Over the past few months, President Donald Trump has been accused of “sabotage” due the the actions he has taken to prevent dramatic premium spikes over Obamacare’s insurance mandates. However, in a new oped for The Federalist, Christopher Jacobs writes that Obama himself actually did this same thing and sabotaged Obamacare far worse than Trump ever has.
“Both President Trump and President Obama took action to prevent Americans from suffering dramatic premium spikes due to Obamacare’s insurance mandates,” Jacobs wrote. “Yet somehow the Left’s indignation over Trump’s alleged ‘sabotage,’ in the form of his recent executive order on health care, has not extended to Obama’s actions four years ago.”
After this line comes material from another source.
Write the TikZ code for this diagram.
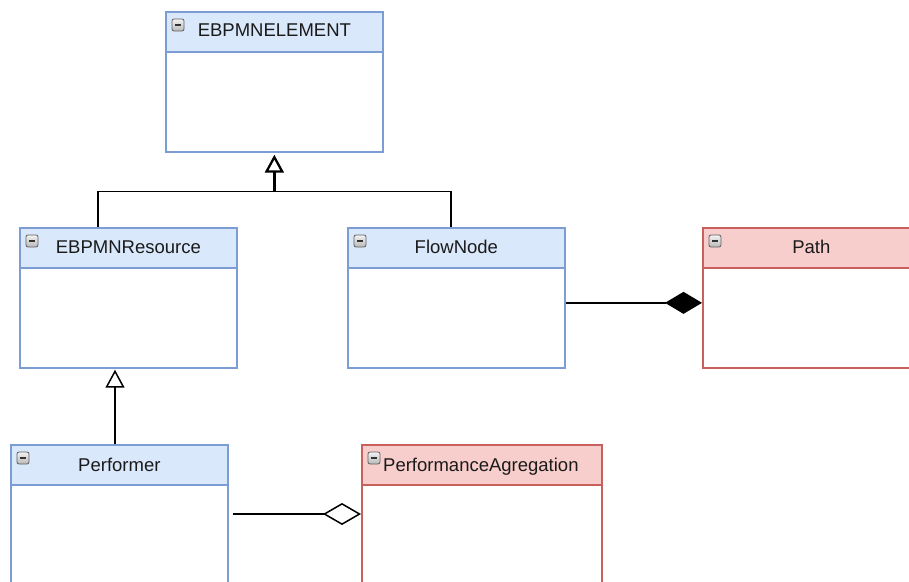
\documentclass[tikz,border=0pt]{standalone}
\usepackage{fontspec}
\setmainfont{Liberation Sans}
\usetikzlibrary{arrows.meta,calc}
\definecolor{bfill}{HTML}{DAE8FC}
\definecolor{bline}{HTML}{7C9CD4}
\definecolor{rfill}{HTML}{F8CECC}
\definecolor{rline}{HTML}{C8605C}
\definecolor{txt}{HTML}{1A1A1A}
\begin{document}
\begin{tikzpicture}[x=1pt,y=-1pt,
  bodybox/.style={draw=#1, line width=1.7pt, fill=white, rectangle, anchor=north west, inner sep=0pt},
  headbox/.style={draw=#1, line width=1.7pt, rectangle, anchor=north west, inner sep=0pt, minimum height=40pt},
  lbl/.style={text=txt, font=\fontsize{18.5}{22}\selectfont, inner sep=0pt},
  iconbox/.style={draw=gray!75!black, line width=0.8pt, rounded corners=2pt, top color=gray!10, bottom color=gray!55},
  conn/.style={draw=black, line width=1.5pt},
  genarrow/.style={-{Triangle[open, fill=white, length=18pt, width=19pt]}},
]
\useasboundingbox (0,0) rectangle (909,581);
\clip (0,0) rectangle (909,581);
\newcommand\boxicon[1]{%
  \draw[iconbox] ($(#1.north west)+(7,8)$) rectangle ++(12,12);
  \draw[line width=1.3pt, black!80] ($(#1.north west)+(10,14)$) -- ++(6,0);}

% EBPMNELEMENT
\node[bodybox=bline, minimum width=217pt, minimum height=140pt] (elem) at (165,11) {};
\node[headbox=bline, fill=bfill, minimum width=217pt] (elemh) at (165,11) {};
\boxicon{elemh}
\node[lbl, anchor=base] (elemt) at ($(elemh.north)+(0,25)$) {EBPMNELEMENT};

% EBPMNResource
\node[bodybox=bline, minimum width=217pt, minimum height=140pt] (res) at (19,227) {};
\node[headbox=bline, fill=bfill, minimum width=217pt] (resh) at (19,227) {};
\boxicon{resh}
\node[lbl, anchor=base] (rest) at ($(resh.north)+(0,26)$) {EBPMNResource};

% FlowNode
\node[bodybox=bline, minimum width=217pt, minimum height=140pt] (flow) at (347,227) {};
\node[headbox=bline, fill=bfill, minimum width=217pt] (flowh) at (347,227) {};
\boxicon{flowh}
\node[lbl, anchor=base] (flowt) at ($(flowh.north)+(0,26)$) {FlowNode};

% Path
\node[bodybox=rline, minimum width=217pt, minimum height=140pt] (path) at (702,227) {};
\node[headbox=rline, fill=rfill, minimum width=217pt] (pathh) at (702,227) {};
\boxicon{pathh}
\node[lbl, anchor=base] (patht) at ($(pathh.north)+(0,26.5)$) {Path};

% Performer
\node[bodybox=bline, minimum width=217pt, minimum height=160pt] (perf) at (10,444) {};
\node[headbox=bline, fill=bfill, minimum width=217pt] (perfh) at (10,444) {};
\boxicon{perfh}
\node[lbl, anchor=base] (perft) at ($(perfh.north)+(0,27)$) {Performer};

% PerformanceAgregation
\node[bodybox=rline, minimum width=240pt, minimum height=160pt] (agg) at (361,444) {};
\node[headbox=rline, fill=rfill, minimum width=240pt] (aggh) at (361,444) {};
\boxicon{aggh}
\node[lbl, anchor=base west] (aggt) at ($(aggh.north west)+(22,27)$) {PerformanceAgregation};

% generalization: EBPMNResource, FlowNode -> EBPMNELEMENT
\coordinate (j) at ($(elem.south)+(0,39)$);
\draw[conn] ($(res.north west)+(79,0)$) |- (j);
\draw[conn] ($(flow.north west)+(104,0)$) |- (j);
\draw[conn, line width=2.3pt, genarrow] (j) -- ($(elem.south)+(0,2)$);

% generalization: Performer -> EBPMNResource
\draw[conn, genarrow] ($(perf.north west)+(105,0)$) -- ($(res.south west)+(96,1)$);

% composition: FlowNode - Path
\draw[conn, -{Diamond[length=37pt, width=22pt, fill=black]}] ($(flow.east)+(0,5)$) -- ($(path.west)+(0,5)$);

% aggregation: Performer - PerformanceAgregation
\draw[conn, -{Diamond[open, fill=white, length=38pt, width=22pt]}] ($(perf.north east)+(4,70)$) -- ($(agg.north west)+(0,70)$);
\end{tikzpicture}
\end{document}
“In the fall of 2013, the Obama administration essentially decided not to enforce portions of Obamacare,” he continued. “At the time, healthcare.gov remained in full meltdown, and millions of Americans received cancellation notices stating their existing individual market coverage would end on January 1, 2014, for not complying with Obamacare’s regulatory regime. Faced with a political uproar over what PolitiFact later dubbed the “Lie of the Year”—“If you like your plan, you can keep it”—the administration issued guidance allowing states to keep plans that did not comply with Obamacare’s new benefit requirements.”
He went on to say:
“Following its initial decision to permit non-compliant plans, the Obama administration repeatedly extended these ‘transitional’ arrangements. In March 2014, after the insurance exchanges began to function more smoothly, the Centers for Medicare and Medicaid Services extended the non-compliant plans through October 2016, followed by a further extension through October 2017. Upon taking office earlier this year, the Trump administration extended the non-compliant plans a fourth time, through December 2018.
On no fewer than three separate occasions, then, the Obama administration expressly permitted Americans to hold policies that did not comply with Obamacare’s new regulatory regime—its prohibition on pre-existing condition restrictions, its essential health benefits requirements, and its myriad other new mandated subsidies. In perpetuating these non-compliant plans, the Obama administration’s actions parallel President Trump’s recent executive order, which among other proposals would expand access to short-term insurance policies.
As with the plans that Obama thrice permitted, short-term insurance policies need not adhere to the regulations Obamacare permitted, from the pre-existing conditions requirements to age rating bands to mandatory benefits like maternity care. Short-term plans, like the non-compliant plans the Obama administration permitted, can provide a much more affordable alternative to Obamacare-compliant coverage, for which premiums have more than doubled since 2013.”